Watch Mercury transit the Sun on Monday, Nov. 11!

This is a guest post by Jim Lattis, the director of UW Space Place

Drop by the Washburn Observatory on the University of Wisconsin–Madison campus from 6:30 a.m. to noon on Monday, Nov. 11, to get a safe, rare glimpse of Mercury as it crosses the face of the Sun. This free event is hosted by the Astronomy Department and is weather permitting.

The Washburn Observatory, 1401 Observatory Dr., is located at the peak of a hill overlooking Lake Mendota. Public parking is limited. Visit the parking website to find a nearby lot or the Metro Transit website to find a convenient bus route.

In 2004 and 2012, we saw our neighboring planet Venus transit the bright disk of the Sun in the form of a small, black disk crossing the star’s face. Transits of Venus are rare, and there won’t be another until December 2117. These events are analogous to a solar eclipse, in which the Moon crosses the face of the Sun. But while the Moon can completely block the sun — creating the unique effects of a total solar eclipse — no planet’s disk can do the same.

A Mercury transit is similar to a Venus transit, but Mercury makes a much smaller disk on the face of the Sun, because it is both smaller than Venus and farther away from Earth. Another difference is that Mercury transits are much more common than Venus transits, happening 13 or 14 times per century compared to over a century between pairs of Venus transits.
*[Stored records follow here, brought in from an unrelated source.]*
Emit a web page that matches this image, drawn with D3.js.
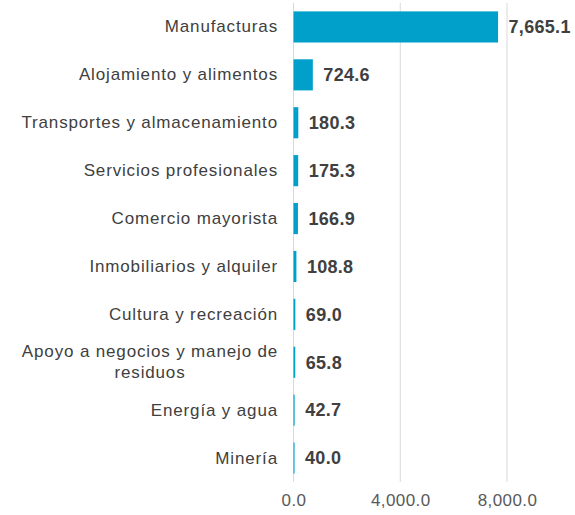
<!DOCTYPE html>
<html>
<head>
<meta charset="utf-8">
<script src="https://cdn.jsdelivr.net/npm/d3@7"></script>
<style>
  body { margin: 0; background: #fff; }
  text { font-family: "Liberation Sans", Arial, sans-serif; }
</style>
</head>
<body>
<div id="container"></div>
<script>
// categories and values (millions)
var categories = [
  "Manufacturas",
  "Alojamiento y alimentos",
  "Transportes y almacenamiento",
  "Servicios profesionales",
  "Comercio mayorista",
  "Inmobiliarios y alquiler",
  "Cultura y recreación",
  "Apoyo a negocios y manejo de residuos",
  "Energía y agua",
  "Minería"
];
var values = [7665.1, 724.6, 180.3, 175.3, 166.9, 108.8, 69.0, 65.8, 42.7, 40.0];
var tickValues = [0, 4000, 8000];

var data = categories.map(function(c, i) { return {cat: c, val: values[i]}; });

// set the dimensions and margins of the graph
var margin = {top: 3, right: 68, bottom: 33, left: 293.5},
    width = 575 - margin.left - margin.right,
    height = 515 - margin.top - margin.bottom;

var svg = d3.select("#container")
  .append("svg")
    .attr("width", 575)
    .attr("height", 515)
  .append("g")
    .attr("transform", "translate(" + margin.left + "," + margin.top + ")");

var x = d3.scaleLinear()
  .domain([0, 8000])
  .range([0, 213.5]);

var y = d3.scaleBand()
  .domain(categories)
  .range([0, height])
  .paddingInner(0.35)
  .paddingOuter(0.175);

var fmt = d3.format(",.1f");

// gridlines
svg.selectAll(".grid")
  .data(tickValues)
  .enter()
  .append("line")
    .attr("x1", function(d) { return x(d); })
    .attr("x2", function(d) { return x(d); })
    .attr("y1", 0)
    .attr("y2", height)
    .attr("stroke", "#d9d9d9")
    .attr("stroke-width", 1);

// X axis labels
var xAxis = svg.append("g")
  .attr("transform", "translate(0," + height + ")")
  .call(d3.axisBottom(x).tickValues(tickValues).tickSize(0).tickPadding(12).tickFormat(fmt));
xAxis.select(".domain").remove();
xAxis.selectAll("text")
  .style("font-size", "17px")
  .style("letter-spacing", "0.4px")
  .attr("fill", "#595959");

// Y axis labels
var yAxis = svg.append("g")
  .call(d3.axisLeft(y).tickSize(0).tickPadding(15.5));
yAxis.select(".domain").remove();
yAxis.selectAll("text")
  .style("font-size", "17px")
  .style("letter-spacing", "0.85px")
  .attr("fill", "#404040")
  .each(function(d) {
    if (d === "Apoyo a negocios y manejo de residuos") {
      var t = d3.select(this);
      t.text(null).attr("text-anchor", "middle");
      t.append("tspan").attr("x", -143.5).attr("dy", "-0.3em").text("Apoyo a negocios y manejo de");
      t.append("tspan").attr("x", -143.5).attr("dy", "1.25em").text("residuos");
    }
  });

// Bars
svg.selectAll(".bar")
  .data(data)
  .enter()
  .append("rect")
    .attr("x", x(0))
    .attr("y", function(d) { return y(d.cat); })
    .attr("width", function(d) { return x(d.val); })
    .attr("height", y.bandwidth())
    .attr("fill", "#00A0CB");

// value labels
svg.selectAll(".lbl")
  .data(data)
  .enter()
  .append("text")
    .attr("x", function(d) { return x(d.val) + 10.5; })
    .attr("y", function(d) { return y(d.cat) + y.bandwidth() / 2; })
    .attr("dy", "0.35em")
    .style("font-size", "18px")
    .style("font-weight", "bold")
    .style("letter-spacing", "0.3px")
    .attr("fill", "#404040")
    .text(function(d) { return fmt(d.val); });
</script>
</body>
</html>
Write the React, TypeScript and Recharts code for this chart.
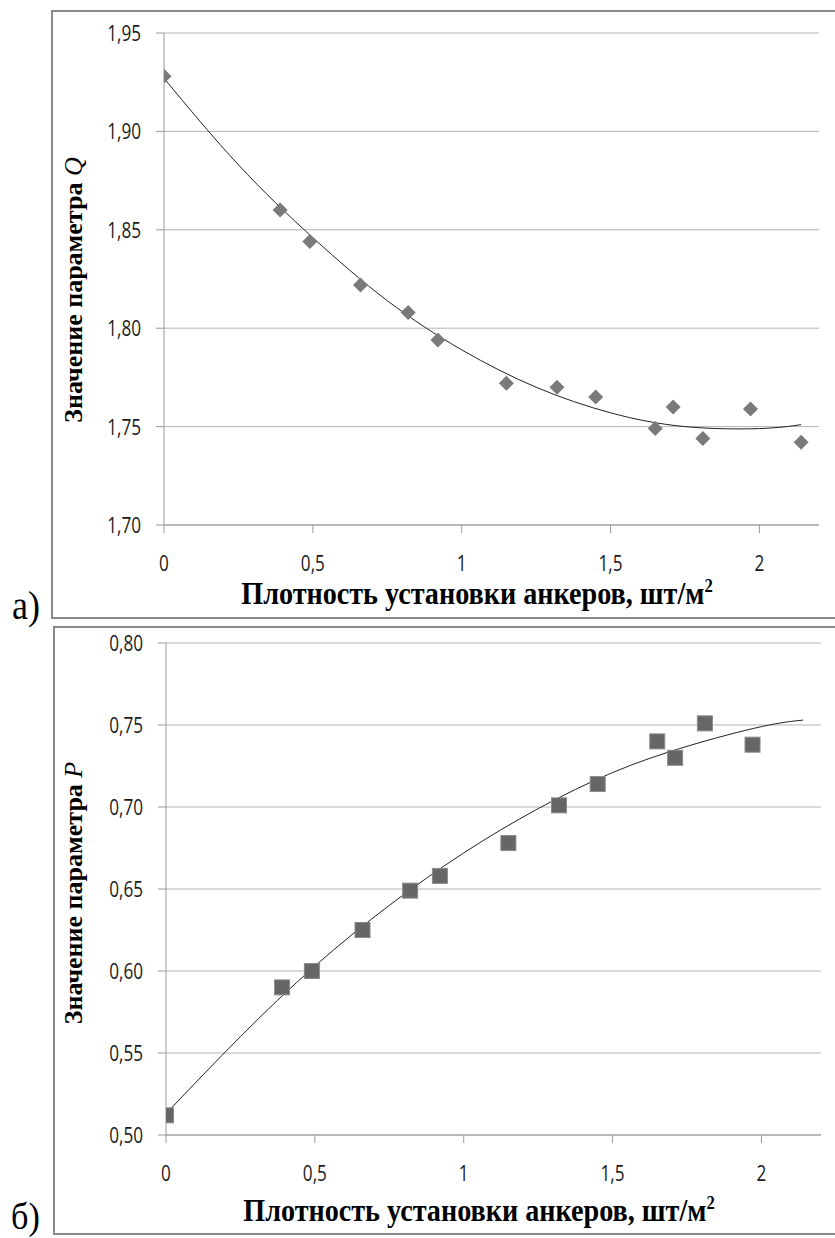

Mercury transits typically occur in pairs: one in May followed by one in November, about three and a half years apart. The May transit is often skipped. The most recent transit of Mercury was in May, 2016. After this year’s event, the next Mercury transit will occur on Nov. 13, 2032.

Seen against the solar disk, Mercury’s disk is so small that a telescope is required to make it visible. In fact, it would take over 190 Mercury disks to span a solar diameter! In contrast, Venus’ disk could be seen on the Sun without magnification. The diagram shows the path that Mercury’s disk will take across the face of the Sun and gives times local to Madison.

So come out Monday to take in this special event. In case of extensive cloud cover, this event will be canceled.

We want to remind you that  aiming a telescope or binoculars at the Sun is a dangerous operation, requiring special equipment and techniques, and therefore best left to experienced observers. At the Washburn Observatory event, we’ll be able to view the transit safely.

Diagram showing the times of the 2019 Mercury transit

The 2019 Mercury transit across the Sun will start just before sunrise and end around noon on Monday, Nov. 11.